VAN SUSTEREN: I don't think you realize it's so hot there you drink a lot of water, and people drinking all these plastic bottles and then just chuck it. It ends up in the sewer system, it clogs everything up, I know that the Samaritan's Purse and reverend graham had to pay to retrieve those bottles to get them out of there so these drains, so there'd be less sewage stopped up. It's a horrible, never ending cycle.
WALKER: One great program is our recycling program. We set up entrepreneurs. They pay and collect a group of businessmen working with them, they go out and gather the plastic and we bring it into a central facility and bundle and bail it with the machines we have and then take it to the recycling center. In just 2012 we returned almost $100,000 to the Haitian economy by paying the people involved in this program. So we helped make their lives better and showed them what it was like to be an entrepreneur, what it was like to take care of their family, what it was like to involve the community in this effort. And the end result was cleaning up Haiti, a huge problem.
VAN SUSTEREN: And on the same landmass is the Dominican Republic. It's a vastly different country. Why do you think the difference between the Dominican Republic on one side of the land mass and Haiti on the other. They look very different. One is prosperous and one is truly a country in crisis.
GRAHAM: It's just the government, Greta, no question.

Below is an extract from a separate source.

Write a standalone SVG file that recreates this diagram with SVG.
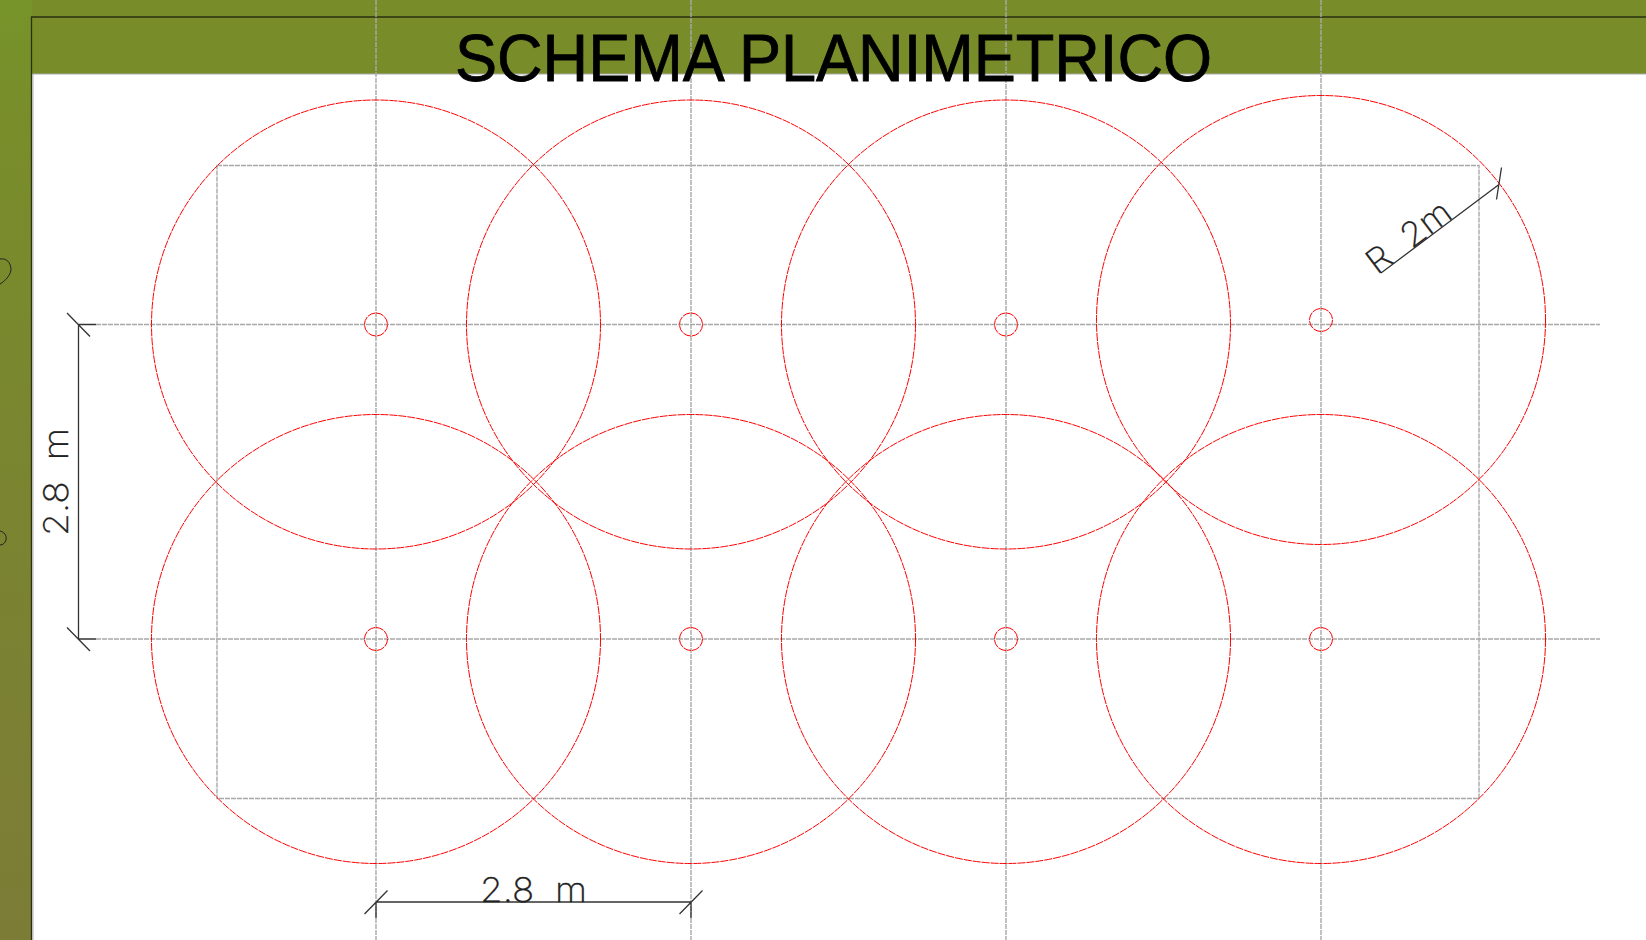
<svg xmlns="http://www.w3.org/2000/svg" width="1646" height="940" viewBox="0 0 1646 940">
<style>
.g{stroke:#a8a8a8;stroke-width:1.4;stroke-dasharray:5 1;fill:none}
.r{stroke:#f00;stroke-width:1;stroke-dasharray:8 1;fill:none}
.k{stroke:#333;stroke-width:1.3;fill:none}
.t{font-family:Inter,"Liberation Sans",sans-serif;font-weight:200;font-size:34px;fill:#222;stroke:#222;stroke-width:.3}
</style>
<defs>
<linearGradient id="bg" gradientUnits="userSpaceOnUse" x1="0" y1="0" x2="0" y2="940">
<stop offset="0" stop-color="#76942a"/><stop offset="0.1" stop-color="#788e2a"/><stop offset="0.5" stop-color="#7a8530"/><stop offset="1" stop-color="#7c7c36"/>
</linearGradient>
</defs>
<rect id="background" width="1646" height="940" fill="#788c2a"/>
<rect id="strip" width="32" height="940" fill="url(#bg)"/>
<rect id="sheet" x="32" y="74" width="1614" height="866" fill="#fff"/>
<path d="M33 74V940" stroke="#ccc" stroke-width="1.5"/>
<path d="M32 74H1646" stroke="#aaa" stroke-width="1"/>
<path id="frame" d="M31.500 940V17H1646" fill="none" stroke="#2a3010" stroke-width="1.3"/>
<path id="marks" d="M0 259C6 258 11 262 11 270C10 276 5 281 0 284M0 531C4 532 7 535 6 540C5 543 3 545 0 545" fill="none" stroke="#222" stroke-width="1"/>
<g id="grid" class="g">
<path d="M376 0V940M691 0V940M1006 0V940M1321 0V940M96 324.500H1600M96 639H1600"/>
<rect x="217" y="165.500" width="1262" height="633"/>
</g>
<g id="circles" class="r">
<circle cx="376" cy="324.500" r="224.500"/><circle cx="691" cy="324.500" r="224.500"/><circle cx="1006" cy="324.500" r="224.500"/><circle cx="1321" cy="320" r="224.500"/>
<circle cx="376" cy="639" r="224.500"/><circle cx="691" cy="639" r="224.500"/><circle cx="1006" cy="639" r="224.500"/><circle cx="1321" cy="639" r="224.500"/>
<circle cx="376" cy="324.500" r="11.500"/><circle cx="691" cy="324.500" r="11.500"/><circle cx="1006" cy="324.500" r="11.500"/><circle cx="1321" cy="320" r="11.500"/>
<circle cx="376" cy="639" r="11.500"/><circle cx="691" cy="639" r="11.500"/><circle cx="1006" cy="639" r="11.500"/><circle cx="1321" cy="639" r="11.500"/>
</g>
<g id="dimensions" class="k">
<path d="M78.500 324.500V639M78.500 324.500H96M78.500 639H96M67 313L90 336.500M67 627.500L90 651"/>
<path d="M376 902H691M376 902V918M691 902V918M387.500 890.500L364.500 914M702.500 890.500L679.500 914"/>
<path d="M1381 273L1499 184.500M1501.500 167.500L1496.500 199.500"/>
</g>
<g id="labels">
<text x="455" y="80.500" font-family="'Liberation Sans',sans-serif" font-size="66" fill="#000" stroke="#000" stroke-width=".8" textLength="757" lengthAdjust="spacingAndGlyphs">SCHEMA PLANIMETRICO</text>
<text class="t" x="480" y="901.500" textLength="107" lengthAdjust="spacingAndGlyphs" xml:space="preserve">2.8  m</text>
<text class="t" transform="translate(68 536) rotate(-90)" textLength="108" lengthAdjust="spacingAndGlyphs" xml:space="preserve">2.8  m</text>
<text class="t" transform="translate(1377 275.500) rotate(-37)" textLength="97" lengthAdjust="spacingAndGlyphs" xml:space="preserve">R  2m</text>
</g>
</svg>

And Haiti had a dictator, one after another. And you could go right on down the line of these corrupt political leaders that have been in the country that have taken advantage of the Haitian people now for a little over a century.
They need America's involvement, no question. We need to be there and help the Haitian people. But I just wish that the United States government would get involved in even a bigger way and help them administratively. We did this to Iraq. How come we can't help them and do this in Haiti by actually putting them up, like a military administrative, somebody to go in and actually help run the country, set the systems back in place and turn it over to the Haitian people when every system is up and running. It can be done. We did it in Iraq.